In many cases, payments for freelance or contract work were first routed through intermediaries who received funds in fiat currency, converted them into crypto, and then transferred the assets across a chain of wallets. At each stage, the objective was to increase distance from the original payer and obscure any recognizable pattern that might draw attention from compliance teams.
The U.S. government has signaled it will continue to pressure not just the direct participants in these schemes but also any platforms that fail to implement robust anti-money laundering and know-your-customer controls. Exchanges and other crypto businesses that facilitate these flows, even inadvertently, may face scrutiny if they do not take adequate steps to identify red flags tied to DPRK activity.
Implications for remote workers and platforms
The revelations around this network also pose challenges for legitimate remote workers and the platforms that connect them with employers. Freelance marketplaces and outsourcing firms are now under increased pressure to verify user identities, monitor unusual patterns of login locations or device fingerprints, and examine financial flows for signs of layered payments or third-party intermediaries.
For genuine freelancers, especially those working from regions with limited documentation infrastructure, heightened verification requirements may feel burdensome. However, regulators argue that without stronger checks, North Korean operatives and other sanctioned actors will continue to hide within the global pool of remote talent.
Platforms are increasingly exploring automated screening tools, enhanced document verification and collaboration with analytics firms to flag accounts that may be linked to known DPRK techniques, such as repeated use of compromised identities, remote access tools that mask true locations, or payment routes that resemble known laundering typologies.
Steps companies can take to protect themselves
Businesses that rely heavily on remote technical staff can reduce their exposure by tightening both compliance and security practices. Recommended measures include:
– Conducting more thorough identity and background checks on contractors and third-party vendors.
– Verifying that bank accounts and payment details belong to the actual individual or company being hired.
– Monitoring for unusual behavior, such as logins from unexpected geographies, use of anonymizing tools, or sudden changes in working patterns.
– Implementing the principle of least privilege so that contractors receive only the minimum system access necessary to perform their tasks.

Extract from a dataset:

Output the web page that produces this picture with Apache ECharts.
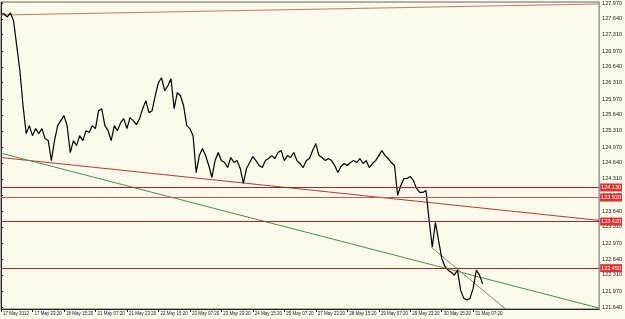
<!DOCTYPE html>
<html>
<head>
<meta charset="utf-8">
<script src="https://cdn.jsdelivr.net/npm/echarts@6/dist/echarts.min.js"></script>
<style>
html, body { margin: 0; padding: 0; background: #fcfaea; }
#chart { width: 625px; height: 319px; }
</style>
</head>
<body>
<div id="chart"></div>
<script>
// bottom time scale, one label every 10 bars
var timeLabels = ['17 May 2012', '17 May 23:20', '18 May 15:20', '21 May 07:20', '21 May 23:20',
    '22 May 15:20', '23 May 07:20', '23 May 23:20', '24 May 15:20', '25 May 07:20',
    '27 May 23:20', '28 May 15:20', '29 May 07:20', '29 May 23:20', '30 May 15:20', '31 May 07:20'];

// price scale on the right
var priceTicks = [127.970, 127.640, 127.310, 126.970, 126.640, 126.310, 125.970, 125.640,
    125.310, 124.970, 124.640, 124.310, 123.970, 123.640, 123.310, 122.970, 122.640,
    122.310, 121.970, 121.640];

// close prices (line chart)
var closes = [
    127.742, 127.742, 127.679, 127.762, 127.596, 127.077, 126.559, 125.832, 125.251, 125.417,
    125.209, 125.355, 125.251, 125.355, 125.147, 125.106, 124.690, 125.106, 125.417, 125.521,
    125.625, 125.417, 124.857, 125.106, 125.002, 125.209, 125.106, 125.313, 125.272, 125.417,
    125.355, 125.728, 125.770, 125.417, 125.313, 125.106, 125.417, 125.313, 125.479, 125.562,
    125.355, 125.583, 125.521, 125.438, 125.562, 125.770, 125.936, 125.687, 125.728, 126.040,
    126.310, 126.413, 126.143, 126.247, 126.393, 125.770, 126.102, 126.040, 125.832, 125.417,
    125.355, 125.209, 124.441, 124.794, 124.940, 124.794, 124.587, 124.338, 124.690, 124.857,
    124.690, 124.649, 124.545, 124.753, 124.649, 124.690, 124.525, 124.213, 124.525, 124.649,
    124.774, 124.690, 124.587, 124.545, 124.690, 124.732, 124.794, 124.732, 124.857, 124.898,
    124.690, 124.794, 124.753, 124.857, 124.690, 124.628, 124.545, 124.690, 124.732, 124.898,
    125.043, 124.794, 124.753, 124.690, 124.732, 124.690, 124.587, 124.441, 124.566, 124.628,
    124.587, 124.649, 124.690, 124.649, 124.732, 124.628, 124.690, 124.545, 124.628, 124.690,
    124.794, 124.898, 124.794, 124.732, 124.649, 124.587, 123.964, 124.172, 124.317, 124.317,
    124.359, 124.276, 124.109, 124.026, 124.026, 124.068, 123.445, 122.885, 123.404, 123.030,
    122.657, 122.491, 122.408, 122.366, 122.304, 122.408, 121.992, 121.826, 121.785, 121.826,
    122.034, 122.408, 122.304, 122.123
];

// horizontal levels and the bid
var levels = [124.128, 123.918, 123.425, 122.452];
var levelColors = ['#8e2f2f', '#c25a5a', '#9a2c2c', '#9a2c2c'];
var bid = 122.123;

// drawn trendlines, [bar, price]
var topLine = [[0, 127.72], [190, 127.95]];
var redTrend = [[0, 124.753], [190, 123.445]];
var greenTrend = [[0, 124.844], [190, 121.619]];
var fallLine = [[136.7, 122.885], [160.3, 121.60]];

var chart = echarts.init(document.getElementById('chart'));

function trend(data, color) {
    return {
        type: 'line', data: data, symbol: 'none', silent: true,
        lineStyle: { color: color, width: 1 }, z: 1
    };
}

var levelMarks = levels.map(function (v, i) {
    return {
        yAxis: v,
        lineStyle: { color: levelColors[i], width: 1, type: 'solid' },
        label: { backgroundColor: '#dc3232', color: '#fff' }
    };
});
levelMarks.push({
    yAxis: bid,
    lineStyle: { opacity: 0 },
    label: { backgroundColor: '#111', color: '#fff' }
});

chart.setOption({
    animation: false,
    backgroundColor: '#fcfaea',
    grid: { left: 1, right: 25, top: 1, bottom: 10, show: true, borderColor: '#666', borderWidth: 1 },
    xAxis: {
        type: 'value', min: 0, max: 190,
        axisLine: { lineStyle: { color: '#222' } },
        axisTick: { customValues: timeLabels.map(function (t, i) { return i * 10; }), length: 3, lineStyle: { color: '#222' } },
        axisLabel: {
            customValues: timeLabels.map(function (t, i) { return i * 10; }),
            formatter: function (v) { return timeLabels[Math.round(v / 10)]; },
            align: 'left', margin: 2, fontSize: 4.5, color: '#222',
            fontFamily: 'Liberation Sans', padding: [0, 0, 0, 2]
        },
        splitLine: { show: false }
    },
    yAxis: {
        type: 'value', position: 'right', min: 121.60, max: 127.99,
        axisLine: { show: true, lineStyle: { color: '#222' } },
        axisTick: { show: true, customValues: priceTicks, length: 2, lineStyle: { color: '#222' } },
        axisLabel: {
            customValues: priceTicks,
            formatter: function (v) { return v.toFixed(3); },
            margin: 3, fontSize: 5.5, color: '#222', fontFamily: 'Liberation Sans'
        },
        splitLine: { show: false }
    },
    series: [
        trend(topLine, '#b57d6e'),
        trend(redTrend, '#b23b3b'),
        trend(greenTrend, '#4f8a4f'),
        trend(fallLine, '#6d8a6d'),
        {
            type: 'line',
            data: closes.map(function (c, i) { return [i, c]; }),
            symbol: 'none',
            lineStyle: { color: '#000', width: 1.2 },
            z: 3,
            markLine: {
                silent: true,
                symbol: ['none', 'none'],
                animation: false,
                label: {
                    position: 'end', distance: 1, fontSize: 5.5, fontFamily: 'Liberation Sans',
                    padding: [1, 1, 1, 1],
                    formatter: function (p) { return p.value.toFixed(3); }
                },
                data: levelMarks
            }
        }
    ]
});
</script>
</body>
</html>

– Regularly auditing code contributions and access logs for anomalies that could indicate malicious activity.
For U.S.-connected firms, integrating sanctions screening into vendor and contractor onboarding is becoming as important as traditional HR checks. That includes consulting updated designation lists and watching for aliases or shell entities that may mask a sanctioned party.
Future direction of U.S. enforcement
The latest sanctions suggest that Washington will continue to expand its focus beyond traditional financial channels to encompass the full spectrum of digital tools used by North Korea. Officials have indicated that they see no clear boundary between cybercrime, fraudulent IT work and weapons financing in Pyongyang’s strategy; all are treated as components of a single, integrated revenue-generation apparatus.
As a result, companies operating in the digital asset sector, as well as those employing remote technical workers, should anticipate further regulatory guidance, enforcement actions and potentially additional designations targeting service providers that enable these schemes. The message from U.S. authorities is that overlooking signs of DPRK-linked activity, even unintentionally, is becoming increasingly risky.
By combining sanctions, public exposure of tactics, and pressure on the private sector to tighten controls, the U.S. hopes to constrain North Korea’s ability to turn its cyber capabilities and global IT presence into a reliable financial lifeline for its weapons programs.